João conseguiu juntar uma grana e comprar um carro 0 km. Quanta alegria! Mas essa alegria logo se tornou em apreensão. João morava em uma metrópole e sabia dos riscos de ter seu carro novo furtado. Toda vez que ele saía do carro checava se as portas estavam trancadas. Pra garantir, checava uma segunda vez (sabe como é, tecnologia é algo que costuma falhar). Só deixava o carro em estacionamentos pagos ou em locais que tivessem garagem coberta, para não dar chance para o azar. Quando tinha que deixar o carro em algum lugar público sempre tentava resolver as coisas o mais rápido possível. Na hora de dirigir então, nem se fala: só de pensar no prejuízo de bater seu carro já fazia com que ele diminuísse a velocidade e redobrasse a atenção.

Cansado dessa vida de preocupações João decide então pagar um seguro. Furtaram o carro? Aconteceu uma batida? Sem problemas, o seguro cobre. Isso fez com que o João ficasse mais tranquilo em relação as suas preocupações iniciais: agora ele deixa o carro em locais públicos numa boa, passou até a esquecer de trancar o carro em algumas ocasiões. Seu comportamento no trânsito também já não é mais o que fora antigamente. A menos que ele bater em um carro tão caro quanto uma BMW ele está coberto pelo seguro, então não tem porque ser tão cuidadoso assim.

A proteção garantida pela seguradora fez com que João assumisse um risco maior em relação ao seu patrimônio, um risco que ele não estava disposto a correr antes e que, se concretizado, será amparado pela seguradora. Essa disposição do João a correr mais risco com seu carro depois de fazer o seguro é o chamado risco moral. A seguradora não tinha como saber de antemão se João iria mudar sua atitude antes de fazer o contrato, configurando assim o risco descrito.

Essa atitude aventureira pode parecer um tanto inocente pra quem olha de fora, mas ela já trouxe complicações globais sérias para a economia. Em 2008 vários bancos acabaram comprando títulos de devedores que não possuíam renda ou garantias adequadas (os tão falados sub-primes da crise de 2008) visando aumentar seus lucros.

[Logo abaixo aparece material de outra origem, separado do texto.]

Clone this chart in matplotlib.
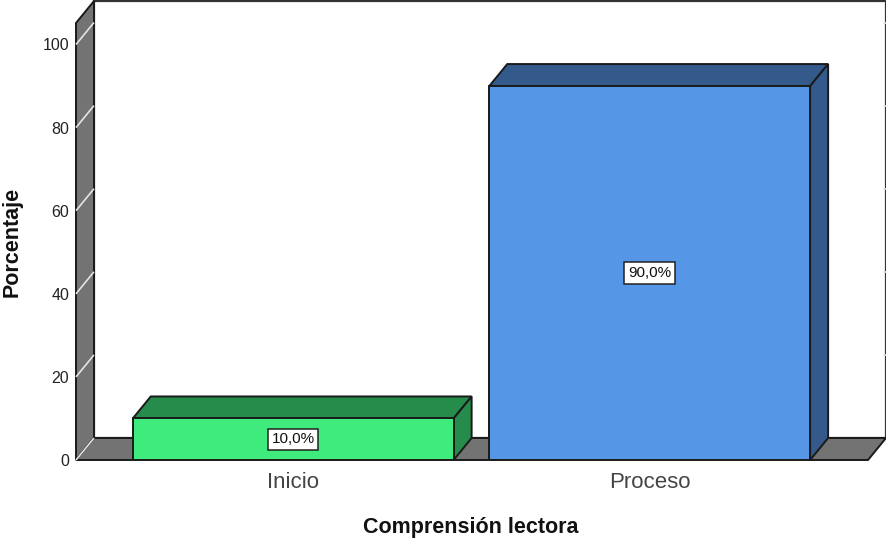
import matplotlib
matplotlib.use("Agg")
import matplotlib.pyplot as plt
from matplotlib.patches import Polygon

categories = ["Inicio", "Proceso"]
percentages = [10.0, 90.0]
value_labels = ["10,0%", "90,0%"]
y_ticks = [0, 20, 40, 60, 80, 100]

W, H = 887, 539
FRONT_L, FRONT_R, FRONT_B, FRONT_T = 76, 868, 460, 23
DEPTH_X, DEPTH_Y = 18, 22  # extrusion of the 3D box, in pixels

plt.rcParams["font.family"] = ["Liberation Sans", "DejaVu Sans"]

fig = plt.figure(figsize=(W / 100, H / 100), dpi=100, facecolor="white")
ax = fig.add_axes([FRONT_L / W, 1 - FRONT_B / H, (FRONT_R - FRONT_L) / W, (FRONT_B - FRONT_T) / H])
ax.set_facecolor("none")

px_per_unit = 4.155
px_per_cat = 356.5
ax.set_ylim(0, (FRONT_B - FRONT_T) / px_per_unit)
ax.set_xlim(-(293.2 - FRONT_L) / px_per_cat, (FRONT_R - 293.2) / px_per_cat)
dx = DEPTH_X / px_per_cat
dy = DEPTH_Y / px_per_unit
x0, x1 = ax.get_xlim()
y0, y1 = ax.get_ylim()

for side in ax.spines.values():
    side.set_visible(False)


def face(points, color, z=1, edge="#1a1a1a", lw=1.4):
    ax.add_patch(Polygon(points, closed=True, facecolor=color, edgecolor=edge,
                         linewidth=lw, joinstyle="miter", clip_on=False, zorder=z))


# back wall, side wall and floor
face([(x0 + dx, y0 + dy), (x1 + dx, y0 + dy), (x1 + dx, y1 + dy), (x0 + dx, y1 + dy)], "white", z=1, edge="#333333", lw=1.6)
face([(x0, y0), (x0 + dx, y0 + dy), (x0 + dx, y1 + dy), (x0, y1)], "#737373", z=2)
face([(x0, y0), (x1, y0), (x1 + dx, y0 + dy), (x0 + dx, y0 + dy)], "#737373", z=2)

# gridline stubs running across the side wall
for t in y_ticks:
    ax.plot([x0, x0 + dx], [t, t + dy], color="#e4e4e4", lw=1.2, clip_on=False, zorder=3,
            solid_capstyle="butt")
    if t > 0:
        ax.plot([x1 + dx - 0.006, x1 + dx + 0.002], [t + dy, t + dy], color="#e4e4e4", lw=1.2,
                clip_on=False, zorder=3)

# extruded bars
width = 0.9
front_colors = ["#3EEB7C", "#5596E6"]
top_colors = ["#268C4B", "#335A8A"]
for i, (val, lab) in enumerate(zip(percentages, value_labels)):
    l, r = i - width / 2, i + width / 2
    face([(l, val), (r, val), (r + dx, val + dy), (l + dx, val + dy)], top_colors[i], z=4)
    face([(r, 0), (r + dx, dy), (r + dx, val + dy), (r, val)], top_colors[i], z=4)
    ax.bar(i, val, width=width, color=front_colors[i], edgecolor="#1a1a1a", linewidth=1.4, zorder=5)
    ax.text(i, val / 2, lab, ha="center", va="center", fontsize=11, color="#111111", zorder=6,
            bbox=dict(boxstyle="square,pad=0.24", facecolor="white", edgecolor="#222222", linewidth=1.1))

ax.set_yticks(y_ticks)
ax.set_xticks(range(len(categories)))
ax.set_xticklabels(categories)
ax.tick_params(axis="y", length=0, pad=5, labelsize=11.5, labelcolor="#222222")
ax.tick_params(axis="x", length=0, pad=9, labelsize=16, labelcolor="#444444")

fig.text(12 / W, 1 - 242 / H, "Porcentaje", rotation=90, ha="center", va="center",
         fontsize=15.5, fontweight="bold", color="#111111")
fig.text(471 / W, 1 - 527 / H, "Comprensión lectora", ha="center", va="center",
         fontsize=15.5, fontweight="bold", color="#111111")

fig.savefig("out.png", dpi=100)
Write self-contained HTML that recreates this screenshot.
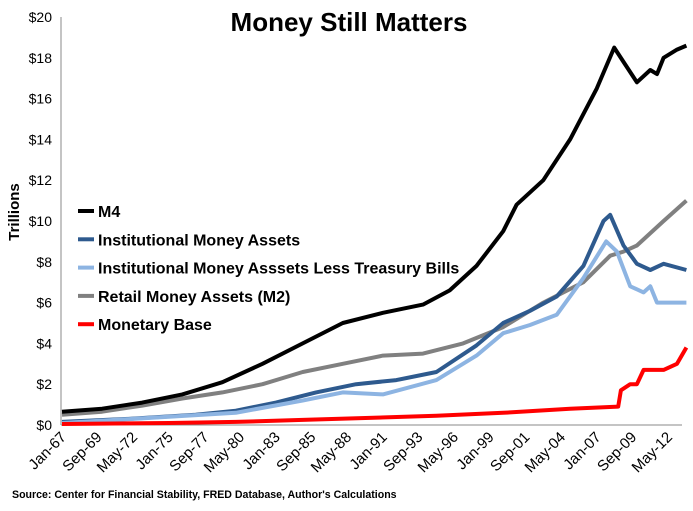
<!DOCTYPE html>
<html><head><meta charset="utf-8"><style>
body{margin:0;background:#fff;}
svg text{font-family:"Liberation Sans",sans-serif;}
</style></head><body>
<svg width="693" height="506" viewBox="0 0 693 506">
<text x="349" y="31" text-anchor="middle" font-size="26" font-weight="bold">Money Still Matters</text>
<text transform="translate(19,212) rotate(-90)" text-anchor="middle" font-size="15" font-weight="bold">Trillions</text>
<g id="yticks"></g><g id="xticks"></g>
<line x1="61" y1="425" x2="682" y2="425" stroke="#888" stroke-width="1"/>
<line x1="61" y1="17" x2="61" y2="425" stroke="#888" stroke-width="1"/>
<g id="series"></g>
<g id="legend"></g>
<text x="12" y="498" font-size="10.6" font-weight="bold">Source:  Center for Financial Stability, FRED Database, Author's Calculations</text>
</svg>
<script>
const yTicks=[0,2,4,6,8,10,12,14,16,18,20];
const xLabels=["Jan-67","Sep-69","May-72","Jan-75","Sep-77","May-80","Jan-83","Sep-85","May-88","Jan-91","Sep-93","May-96","Jan-99","Sep-01","May-04","Jan-07","Sep-09","May-12"];
const m4Years=[1967,1970,1973,1976,1979,1982,1985,1988,1991,1994,1996,1998,2000,2001,2003,2005,2007,2008.3,2009,2010,2011,2011.5,2012,2013,2013.7];
const m4Vals=[0.65,0.8,1.1,1.5,2.1,3.0,4.0,5.0,5.5,5.9,6.6,7.8,9.5,10.8,12.0,14.0,16.5,18.5,17.8,16.8,17.4,17.2,18.0,18.4,18.6];
const instYears=[1967,1972,1977,1980,1983,1986,1989,1992,1995,1998,2000,2002,2004,2006,2007.5,2008,2009,2010,2011,2012,2013.7];
const instVals=[0.15,0.3,0.5,0.7,1.1,1.6,2.0,2.2,2.6,3.9,5.0,5.6,6.3,7.8,10.0,10.3,8.8,7.9,7.6,7.9,7.6];
const lessYears=[1967,1975,1980,1985,1988,1991,1995,1998,2000,2002,2004,2006,2007.7,2008.5,2009.5,2010.5,2011,2011.5,2013.7];
const lessVals=[0.1,0.4,0.6,1.2,1.6,1.5,2.2,3.4,4.5,4.9,5.4,7.2,9.0,8.5,6.8,6.5,6.8,6.0,6.0];
const m2Years=[1967,1970,1973,1976,1979,1982,1985,1988,1991,1994,1997,2000,2003,2006,2008,2009,2010,2012,2013.7];
const m2Vals=[0.5,0.65,0.95,1.3,1.6,2.0,2.6,3.0,3.4,3.5,4.0,4.8,6.0,7.0,8.3,8.5,8.8,10.0,11.0];
const baseYears=[1967,1975,1980,1985,1990,1995,2000,2005,2008.6,2008.8,2009.5,2010,2010.5,2012,2013,2013.7];
const baseVals=[0.05,0.1,0.15,0.25,0.35,0.45,0.6,0.8,0.9,1.7,2.0,2.0,2.7,2.7,3.0,3.8];
const NS="http://www.w3.org/2000/svg";
const xS=y=>62+(y-1967)*13.37;
const yS=v=>425-v*20.4;
function mk(t,a,p){const e=document.createElementNS(NS,t);for(const k in a)e.setAttribute(k,a[k]);p.appendChild(e);return e;}
const yt=document.getElementById('yticks');
yTicks.forEach(v=>{const t=mk('text',{x:52,y:yS(v)+5,'text-anchor':'end','font-size':14},yt);t.textContent='$'+v;

});
const xt=document.getElementById('xticks');
xLabels.forEach((l,i)=>{const x=xS(1967+i*32/12);const t=mk('text',{transform:`translate(${x+5},${438}) rotate(-45)`,'text-anchor':'end','font-size':15},xt);t.textContent=l;

});
const S=[["M4",m4Years,m4Vals,"#000000"],["Institutional Money Assets",instYears,instVals,"#2e5a8e"],["Institutional Money Asssets Less Treasury Bills",lessYears,lessVals,"#8db4e2"],["Retail Money Assets (M2)",m2Years,m2Vals,"#808080"],["Monetary Base",baseYears,baseVals,"#ff0000"]];
const sg=document.getElementById('series');
[S[3],S[1],S[2],S[0],S[4]].forEach(s=>{const d=s[1].map((y,i)=>(i?'L':'M')+xS(y).toFixed(1)+','+yS(s[2][i]).toFixed(1)).join('');
const p=mk('path',{d:d,fill:'none',stroke:s[3],'stroke-width':4,'stroke-linejoin':'round'},sg);

});
const lg=document.getElementById('legend');
S.forEach((s,i)=>{const y=211+i*28.3;
const g=mk('g',{},lg);


mk('line',{x1:78,x2:94,y1:y,y2:y,stroke:s[3],'stroke-width':4},g);
const t=mk('text',{x:98,y:y+6,'font-size':16,'font-weight':'bold'},g);t.textContent=s[0];});
</script>
</body></html>
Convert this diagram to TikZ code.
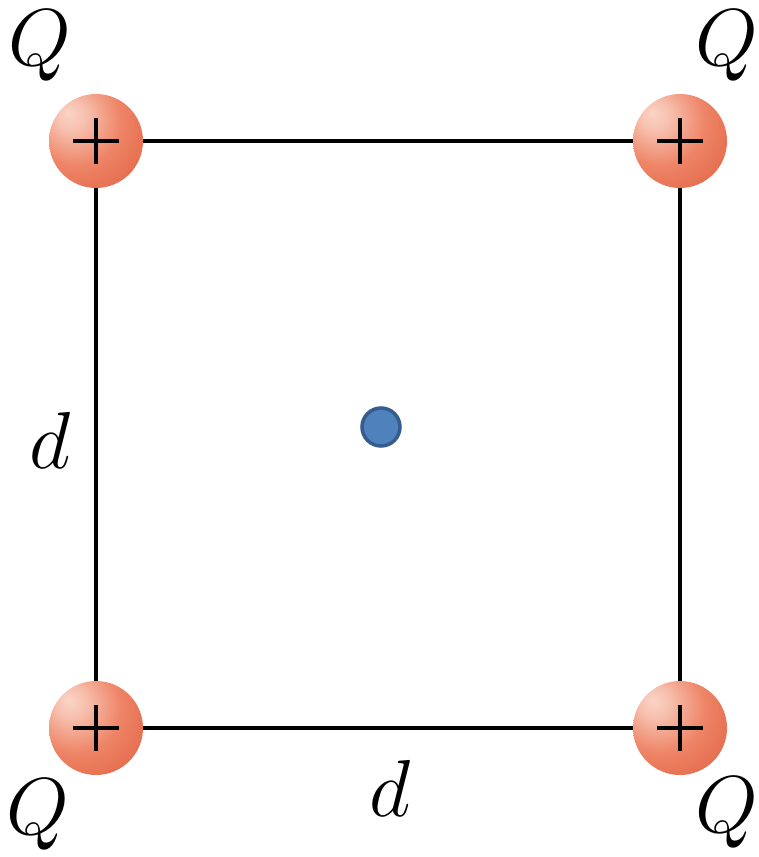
\RequirePackage{fix-cm}
\documentclass[tikz,border=0pt]{standalone}
\usepackage{tikz}

\definecolor{ballhi}{RGB}{250,212,198}
\definecolor{ballmid}{RGB}{238,132,102}
\definecolor{balllow}{RGB}{224,94,64}
\definecolor{balledge}{RGB}{205,78,52}
\definecolor{dotfill}{RGB}{79,129,189}
\definecolor{dotline}{RGB}{52,92,142}

\pgfdeclareradialshading{chargeball}{\pgfpoint{-15bp}{15bp}}{%
  color(0bp)=(ballhi); color(8bp)=(ballhi!75!ballmid); color(24bp)=(ballmid);
  color(46bp)=(balllow); color(62bp)=(balledge); color(80bp)=(balledge)}

\tikzset{
  charge/.style={circle, minimum size=1.88cm, inner sep=0pt, shading=chargeball},
  side/.style={line width=2pt, black},
  plusline/.style={line width=2pt, black},
  lbl/.style={font=\fontsize{46}{52}\selectfont},
}

\begin{document}
\begin{tikzpicture}[x=0.02cm, y=-0.02cm]
	\useasboundingbox (0,0) rectangle (759,857);
	\node [charge] (tl) at (96,141) {};
	\node [charge] (tr) at (680,141) {};
	\node [charge] (bl) at (96,728) {};
	\node [charge] (br) at (680,728) {};
	\draw [side] (tl) -- (tr);
	\draw [side] (tr) -- (br);
	\draw [side] (br) -- (bl);
	\draw [side] (bl) -- (tl);
	\foreach \c in {tl, tr, bl, br} {
		\draw [plusline] ([xshift=-0.46cm]\c.center) -- ([xshift=0.46cm]\c.center);
		\draw [plusline] ([yshift=-0.46cm]\c.center) -- ([yshift=0.46cm]\c.center);
	}
	\node [circle, minimum size=0.76cm, inner sep=0pt, fill=dotfill, draw=dotline, line width=2pt] (p) at (381,427) {};
	\node [lbl] (qtl) at (40,46) {$Q$};
	\node [lbl] (qtr) at (727,46) {$Q$};
	\node [lbl] (qbl) at (38,815) {$Q$};
	\node [lbl] (qbr) at (727,813) {$Q$};
	\node [lbl] (dl) at (50,440) {$d$};
	\node [lbl] (db) at (390,788) {$d$};
\end{tikzpicture}
\end{document}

Esse risco era interessante pelas grandes comissões que eram geradas, então a garantia de crédito foi negligenciada na hora de tomar a decisão. Existia uma confiança dos banqueiros que o governo não deixaria eles quebrarem em uma situação desfavorável devido a sua importância na economia, o que os levou a arriscar com mais intensidade na compra desses títulos. Alguns bancos acabaram descobrindo que na prática a história era um pouco diferente, como foi o caso do Lehman Brothers, e faliram quando as dívidas de alto risco não foram honradas e o governo norte-americano decidiu não intervir para salvá-los.

O risco moral é algo a ser levado em consideração em negociações, sempre buscando uma mitigação do problema quando possível. As seguradoras fazem isso cobrando valores maiores e impondo condições em seus contratos, como a utilização de GPS, alarmes, entre outros, buscando assim diminuir possíveis negligências do segurado. No Brasil, empresas e funcionários tem 3 meses de experiência para decidir se o que foi combinado na contratação continua compatível no dia-a-dia, o que é um período bem maior do que o processo seletivo para uma vaga.

Como um dos principais causadores do risco moral é a sensação de segurança de que os riscos serão absorvidos por outro agente, criar mecanismos para eliminar a zona de conforto de quem busca o risco é o grande desafio a ser superado. Conseguindo atingir esse objetivo, muitos riscos que não deveriam ter sido tomados em primeiro lugar podem ser eliminados, trazendo um contraponto à falta de informação que uma das partes envolvidas na negociação possui sobre a outra.